I decided to play along and turned in a proposal only to have it rejected.  This came as a shock to me since I had been a successful course designer for more than twenty-five years.  Over these decades my creations had been looked at my many dozens of sets of eyes and had passed all sorts of scrutiny.  Additionally, many of my classes had been deemed so well put together and successful that they had been offered as models to other instructors, even to those in the Department of Rhetoric and Composition at AUC, the very place that was now telling me my newest proposal was a failure.

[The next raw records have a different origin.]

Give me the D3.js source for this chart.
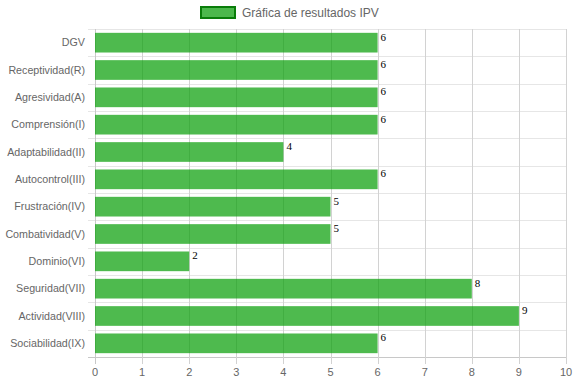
<!DOCTYPE html>
<html>
<head>
<meta charset="utf-8">
<script src="https://cdn.jsdelivr.net/npm/d3@7"></script>
<style>
  body { margin: 0; background: #fff; }
  svg { display: block; }
</style>
</head>
<body>
<svg id="chart" width="574" height="383"></svg>
<script>
const categories = ["DGV", "Receptividad(R)", "Agresividad(A)", "Comprensión(I)", "Adaptabilidad(II)",
    "Autocontrol(III)", "Frustración(IV)", "Combatividad(V)", "Dominio(VI)", "Seguridad(VII)",
    "Actividad(VIII)", "Sociabilidad(IX)"];
const values = [6, 6, 6, 6, 4, 6, 5, 5, 2, 8, 9, 6];
const xTicks = [0, 1, 2, 3, 4, 5, 6, 7, 8, 9, 10];
const seriesName = "Gráfica de resultados IPV";

const svg = d3.select("#chart");
const font = "Liberation Sans";
const serifFont = "Liberation Serif";
const plotLeft = 95, plotRight = 566, plotTop = 29, plotBottom = 357;

const x = d3.scaleLinear().domain([0, 10]).range([plotLeft, plotRight]);
const y = d3.scaleBand().domain(categories).range([plotTop, plotBottom]);

const grid = svg.append("g");

// horizontal grid lines on category boundaries
const bounds = categories.map(c => y(c)).concat([plotBottom]);
grid.selectAll(".hline")
    .data(bounds)
    .enter().append("line")
    .attr("x1", plotLeft - 7).attr("x2", plotRight)
    .attr("y1", d => Math.round(d) + 0.5).attr("y2", d => Math.round(d) + 0.5)
    .attr("stroke", d => d === plotBottom ? "#c8c8c8" : "#e6e6e6")
    .attr("stroke-width", 1);

// vertical grid lines
grid.selectAll(".vline")
    .data(xTicks)
    .enter().append("line")
    .attr("x1", d => Math.round(x(d)) + 0.5).attr("x2", d => Math.round(x(d)) + 0.5)
    .attr("y1", plotTop).attr("y2", plotBottom + 7)
    .attr("stroke", d => d === 0 ? "#c8c8c8" : "#d2d2d2")
    .attr("stroke-width", 1);

const barH = y.bandwidth() * 0.72;

svg.selectAll(".bar")
    .data(values)
    .enter().append("rect")
    .attr("x", x(0))
    .attr("y", (d, i) => y(categories[i]) + (y.bandwidth() - barH) / 2)
    .attr("width", d => x(d) - x(0))
    .attr("height", barH)
    .attr("fill", "#0aa00a")
    .attr("fill-opacity", 0.72);

svg.selectAll(".val")
    .data(values)
    .enter().append("text")
    .attr("x", d => x(d) + 3)
    .attr("y", (d, i) => y(categories[i]) + (y.bandwidth() - barH) / 2 + 8)
    .style("font-family", serifFont)
    .style("font-size", "11px")
    .attr("fill", "#000")
    .text(d => d);

// y labels
svg.selectAll(".ylab")
    .data(categories)
    .enter().append("text")
    .attr("x", plotLeft - 10)
    .attr("y", d => y(d) + y.bandwidth() / 2)
    .attr("dy", "0.35em")
    .attr("text-anchor", "end")
    .style("font-family", font)
    .style("font-size", "10.7px")
    .attr("fill", "#666")
    .text(d => d);

// x labels
svg.selectAll(".xlab")
    .data(xTicks)
    .enter().append("text")
    .attr("x", d => x(d))
    .attr("y", plotBottom + 19)
    .attr("text-anchor", "middle")
    .style("font-family", font)
    .style("font-size", "11px")
    .attr("fill", "#666")
    .text(d => d);

// legend
const legend = svg.append("g");
legend.append("rect")
    .attr("x", 201).attr("y", 7).attr("width", 34).attr("height", 11)
    .attr("fill", "#4cb84c")
    .attr("stroke", "#0a7d0a")
    .attr("stroke-width", 2);
legend.append("text")
    .attr("x", 242).attr("y", 12.5)
    .attr("dy", "0.35em")
    .style("font-family", font)
    .style("font-size", "12px")
    .attr("fill", "#666")
    .text(seriesName);
</script>
</body>
</html>
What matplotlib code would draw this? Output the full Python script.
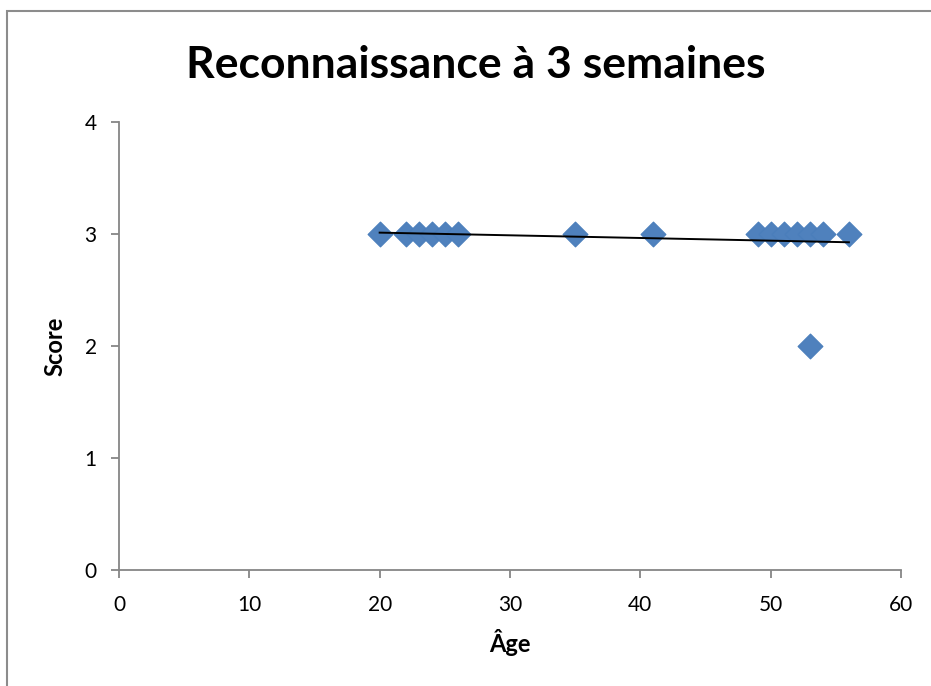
import matplotlib.pyplot as plt
import matplotlib.patches as patches

# donnees
ages = [20, 22, 23, 24, 25, 26, 35, 41, 49, 50, 51, 52, 53, 54, 56, 53]
scores = [3, 3, 3, 3, 3, 3, 3, 3, 3, 3, 3, 3, 3, 3, 3, 2]
trend_x = [20, 56]
trend_y = [3.012, 2.926]

plt.rcParams['font.family'] = ['Lato', 'DejaVu Sans']

fig = plt.figure(figsize=(9.31, 6.86), dpi=100)
ax = fig.add_axes([0.1278, 0.1691, 0.84, 0.6531])

# cadre gris du graphique (coupe a droite et en bas)
fig.patches.append(patches.Rectangle((6.5 / 931, -0.01), 1.0, 1 - 10.5 / 686 + 0.01,
                                     transform=fig.transFigure, fill=False,
                                     edgecolor='#8c8c8c', lw=1.5))

ax.scatter(ages, scores, marker='D', s=160, color='#4f81bd', edgecolor='#4a7ebb',
           linewidths=0.8, zorder=2)
ax.plot(trend_x, trend_y, color='black', lw=1.4, zorder=3)

ax.set_xlim(0, 60)
ax.set_ylim(0, 4)
ax.set_xticks(range(0, 61, 10))
ax.set_yticks(range(0, 5))

for s in ['top', 'right']:
    ax.spines[s].set_visible(False)
for s in ['left', 'bottom']:
    ax.spines[s].set_color('#868686')
    ax.spines[s].set_linewidth(1.3)
ax.tick_params(colors='#868686', length=6, width=1.3, labelcolor='black', labelsize=15)
ax.tick_params(axis='x', pad=12)
ax.tick_params(axis='y', pad=10)

# titre centre sur le cadre, pas sur les axes
ax.set_title('Reconnaissance à 3 semaines', fontsize=32, fontweight='bold', pad=32, x=0.4565)
ax.set_xlabel('Âge', fontsize=17, fontweight='bold', labelpad=10)
ax.set_ylabel('Score', fontsize=17, fontweight='bold', labelpad=13)

fig.savefig('out.png', dpi=100)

So, for the first time in my professional life I was not allowed to create a course and ended up teaching from a syllabus that was simply handed to me.  Needless to say, I never really believed in the class—I’m a veteran who has trouble teaching unless I feel that I have “ownership” of the thing being taught.  I’m sure this lack of passion manifested itself in many visible ways, which meant students could feel, from day one, that my heart wasn’t fully involved in the project.

Two semesters later, I handed in a letter of resignation and shortly thereafter said goodbye to the school after seven years.  I was certainly not alone in my decision to leave.  As a matter of fact, the department lost twenty-five percent of its instructors the term I departed.  This, by the way, was an unprecedented loss and should have sent a strong message to those in charge.